Hapag-Lloyd has, however, proved to be the exception, providing granular detail on a systematic basis, and with several years of history.
Based on the assumption that Hapag-Lloyd is representative of the market, there are three major cost categories - transport expenses, personnel expenses, and depreciation, amortisation and impairments.
Transport expenses are subdivided into bunker, handling and haulage, equipment and repositioning, vessels and voyages (excluding bunker), and expenses for pending voyages. This is an exceedingly small element, says Murphy, and will not be analysed here.
Figure 1 shows a comparative overview of the increases in each of these cost elements. The unit cost is calculated across transported volumes in that quarter. The blue bars are the three main cost categories, and the green bars are the subcomponents of transport expenses.

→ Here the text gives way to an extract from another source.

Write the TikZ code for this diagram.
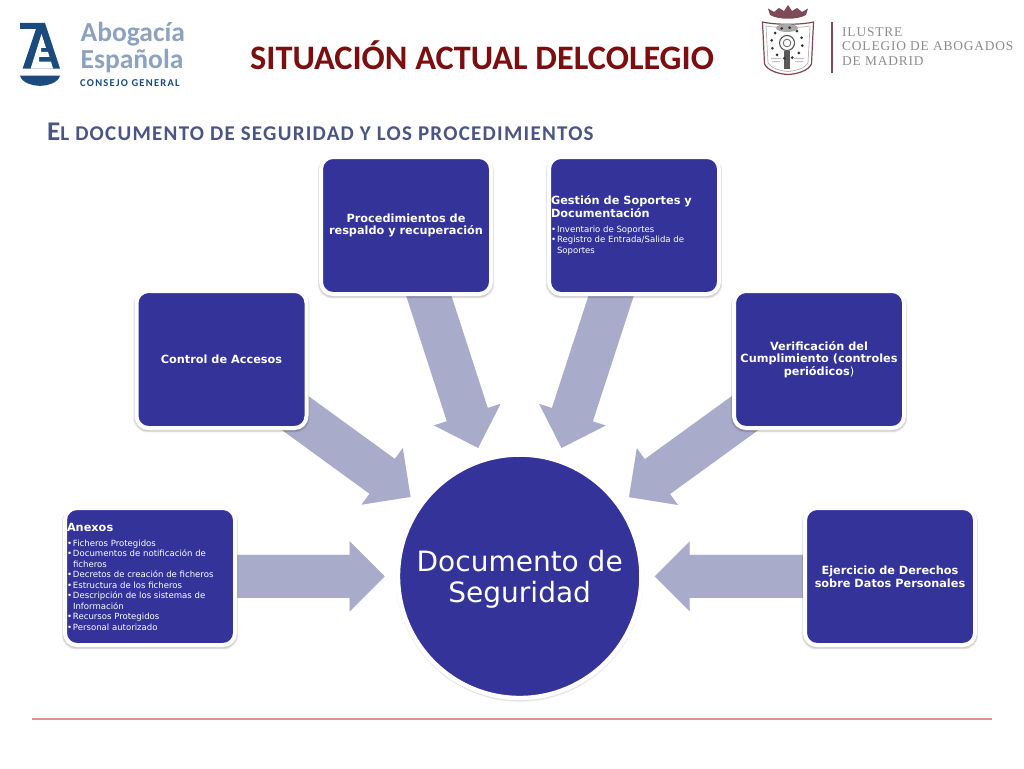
\documentclass[tikz,border=0pt]{standalone}
\usepackage{fontspec}
\setmainfont{DejaVu Sans}
\newfontfamily\carl{Carlito}
\newfontfamily\subfont[LetterSpace=6]{Carlito}
\newfontfamily\crestfont[LetterSpace=6.2]{Liberation Serif}
\newfontfamily\consejofont[LetterSpace=12]{Carlito}
\usetikzlibrary{calc}
\pgfdeclarelayer{bg}
\pgfdeclarelayer{shade}
\pgfsetlayers{bg,shade,main}
\definecolor{docblue}{HTML}{333399}
\definecolor{flowblue}{HTML}{A9ABCA}
\definecolor{flowedge}{HTML}{E6E6EC}
\definecolor{titlered}{HTML}{7B0F10}
\definecolor{subblue}{HTML}{4A5583}
\definecolor{footline}{HTML}{DE9585}
\definecolor{logonavy}{HTML}{1B4B7C}
\definecolor{logolight}{HTML}{8DA2BF}
\definecolor{crestmaroon}{HTML}{7D4A55}
\definecolor{crestgrey}{HTML}{8C8C8C}
\newcommand{\bul}{\makebox[6pt][l]{•}}
\newcommand{\cont}{\hspace*{6pt}}
\newcommand{\headfont}{\fontsize{11.3}{12.6}\bfseries}
\newcommand{\itemfont}{\fontsize{8.55}{10.5}\selectfont}
% block arrow from the centre of node #1 towards the centre of node #2
\newcommand{\blockflow}[3]{%
  \coordinate (tip) at ($(#2.center)!135pt!(#1.center)$);
  \coordinate (nk) at ($(#2.center)!170pt!(#1.center)$);
  \fill[#3] ($(#1.center)!21.5pt!-90:(tip)$) -- ($(nk)!21.5pt!-90:(tip)$) -- ($(nk)!35pt!-90:(tip)$)
    -- (tip) -- ($(nk)!35pt!90:(tip)$) -- ($(nk)!21.5pt!90:(tip)$) -- ($(#1.center)!21.5pt!90:(tip)$) -- cycle;
}
\tikzset{
  x=1pt,y=-1pt,
  infobox/.style={rectangle,rounded corners=12pt,draw=white,fill=docblue,line width=4pt,
    minimum width=170pt,minimum height=137pt,inner xsep=2pt,inner ysep=0pt,text=white},
  headtext/.style={align=center,font=\headfont\selectfont},
  flow/.style={fill=flowblue},
  flowshadow/.style={fill=flowedge,yshift=-1pt},
  logotext/.style={anchor=base west,inner sep=0pt,text=logolight},
  cresttext/.style={anchor=base west,inner sep=0pt,text=crestgrey,font=\crestfont\fontsize{13.4}{14}\selectfont},
}
\begin{document}
\begin{tikzpicture}
\useasboundingbox (0,0) rectangle (1024,768);

% titles
\node[anchor=base west,inner sep=0pt,text=titlered,font=\carl\bfseries\fontsize{34.3}{36}\selectfont] (title) at (250,69) {SITUACIÓN ACTUAL DELCOLEGIO};
\node[anchor=base west,inner sep=0pt,text=subblue,font=\subfont\bfseries] (subtitle) at (47,140)
  {{\fontsize{27}{30}\selectfont E}{\fontsize{21}{30}\selectfont L DOCUMENTO DE SEGURIDAD Y LOS PROCEDIMIENTOS}};

% left logo
\fill[logonavy] (20,23) -- (45,23) -- (60,68.5) -- (22.7,68.5) -- (36,29) -- (20,29) -- cycle;
\fill[white] (30.7,68.5) -- (41.5,34) -- (46,48) -- (41,48) -- (41,52) -- (48,52) -- (49.5,57) -- (39,57) -- (39,61.5) -- (51,61.5) -- (53,68.5) -- cycle;
\fill[logonavy] (20,75.7) -- (60,75.7) .. controls (58,83) and (47,85.8) .. (40,85.8) .. controls (33,85.8) and (22,83) .. (20,75.7) -- cycle;
\node[logotext,font=\carl\bfseries\fontsize{27.5}{30}\selectfont] (abogacia) at (80.5,41.5) {Abogacía};
\node[logotext,font=\carl\bfseries\fontsize{27.5}{30}\selectfont] (espanola) at (80.5,68) {Española};
\node[anchor=base west,inner sep=0pt,text=logonavy,font=\consejofont\bfseries\fontsize{10.5}{11}\selectfont] (consejo) at (80,86) {CONSEJO GENERAL};

% crest
\fill[crestmaroon] (770,15) -- (768,8.5) -- (774,12) -- (779,8) -- (784,11) -- (788,5) -- (792,11) -- (797,8) -- (802,12) -- (808,8.5) -- (806,15) .. controls (797,20) and (779,20) .. (770,15) -- cycle;
\draw[crestmaroon,line width=1.2pt,fill=white] (762.5,22) .. controls (775,25) and (801,25) .. (813.5,22) -- (811.5,64) .. controls (808,71) and (797,74) .. (788,74.5) .. controls (779,74) and (768,71) .. (764.5,64) -- cycle;
\draw[crestgrey!60,line width=.8pt] (766,26) .. controls (777,28) and (799,28) .. (810,26) -- (808,63) .. controls (805,68) and (796,71) .. (788,71.5) .. controls (780,71) and (771,68) .. (768,63) -- cycle;
\fill[crestgrey!75] (787,28) ellipse (11pt and 4pt);
\draw[black!65,line width=1.1pt] (787,43) circle (7.5pt);
\draw[black!55,line width=.9pt] (787,43) circle (3.8pt);
\fill[black!65] (784,51) rectangle (790,69);
\foreach \a in {20,50,...,350}{\fill[black!80] (787,43) ++(\a:15.5pt) circle (1.5pt);}
\fill[crestgrey!55] (771,58) rectangle (781,59) (772,61) rectangle (780,62) (794,58) rectangle (804,59) (795,61) rectangle (803,62);
\draw[crestmaroon,line width=1.4pt] (832,22) -- (832,73);
\node[cresttext] (ilustre) at (842,37) {ILUSTRE};
\node[cresttext] (colegio) at (842,51) {COLEGIO DE ABOGADOS};
\node[cresttext] (madrid) at (842,66) {DE MADRID};

% center
\node[circle,draw=white,fill=docblue,line width=4.5pt,minimum size=243.5pt,inner sep=0pt,text=white,
  font=\fontsize{28}{31}\selectfont] (doc) at (519.7,576.3)
  {\raisebox{-2.5pt}[\height][\depth]{\parbox{236pt}{\centering Documento de\\Seguridad}}};

% boxes
\node[infobox] (anexos) at (150,576.5) {\begin{minipage}{166pt}\raggedright\itemfont
  {\headfont\selectfont Anexos}\\[4.5pt]
  \bul Ficheros Protegidos\\
  \bul Documentos de notificación de\\
  \cont ficheros\\
  \bul Decretos de creación de ficheros\\
  \bul Estructura de los ficheros\\
  \bul Descripción de los sistemas de\\
  \cont Información\\
  \bul Recursos Protegidos\\
  \bul Personal autorizado
  \end{minipage}};
\node[infobox,headtext] (control) at (221.5,359.5) {Control de Accesos};
\node[infobox,headtext] (proced) at (406,225.5) {Procedimientos de\\respaldo y recuperación};
\node[infobox] (gestion) at (634,225.5) {\begin{minipage}{166pt}\raggedright\itemfont
  {\headfont\selectfont Gestión de Soportes y\\Documentación}\\[4.5pt]
  \bul Inventario de Soportes\\
  \bul Registro de Entrada/Salida de\\
  \cont Soportes
  \end{minipage}};
\node[infobox,headtext] (verif) at (819,359.5) {Verificación del\\Cumplimiento (controles\\periódicos{\mdseries )}};
\node[infobox,headtext] (ejerc) at (890,576.5) {Ejercicio de Derechos\\sobre Datos Personales};

% flows, drawn under the nodes
\begin{pgfonlayer}{bg}
\fill[white] (0,0) rectangle (1024,768);
\foreach \b in {anexos,control,proced,gestion,verif,ejerc}{
  \blockflow{\b}{doc}{flowshadow}
}
\foreach \b in {anexos,control,proced,gestion,verif,ejerc}{
  \blockflow{\b}{doc}{flow}
}
\end{pgfonlayer}

% soft shadows of the white borders
\begin{pgfonlayer}{shade}
\foreach \b in {anexos,control,proced,gestion,verif,ejerc}{
  \foreach \g in {0,.6,1.2}{
    \fill[black,opacity=.065,rounded corners=14pt]
      ([xshift=-\g pt,yshift=-2pt]\b.north west) rectangle ([xshift=\g pt,yshift=-\g pt-1.2pt]\b.south east);
  }
}
\foreach \g in {0,.7,1.4}{
  \fill[black,opacity=.06] ([yshift=-1.5pt]doc.center) circle (124pt+\g pt-1.4pt);
}
\end{pgfonlayer}

% footer
\coordinate (footl) at (32,719);
\coordinate (footr) at (992,719);
\draw[footline,line width=1.6pt] (footl) -- (footr);
\end{tikzpicture}
\end{document}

Bunker costs are seen here to have experienced the largest relative cost increase compared to 2019. “When we account for the relative share, the cost increase in handling and haulage is accountable for 37% of the unit cost increase, followed by bunker fuel which is accountable for 30%. This means that two-thirds of the inflationary pressure is related to fuel, handling and haulage. This is also a key pointer as to where the carriers are likely to focus in the months ahead, as the ongoing market downturn will force carriers to focus on cost reductions,” says Murphy.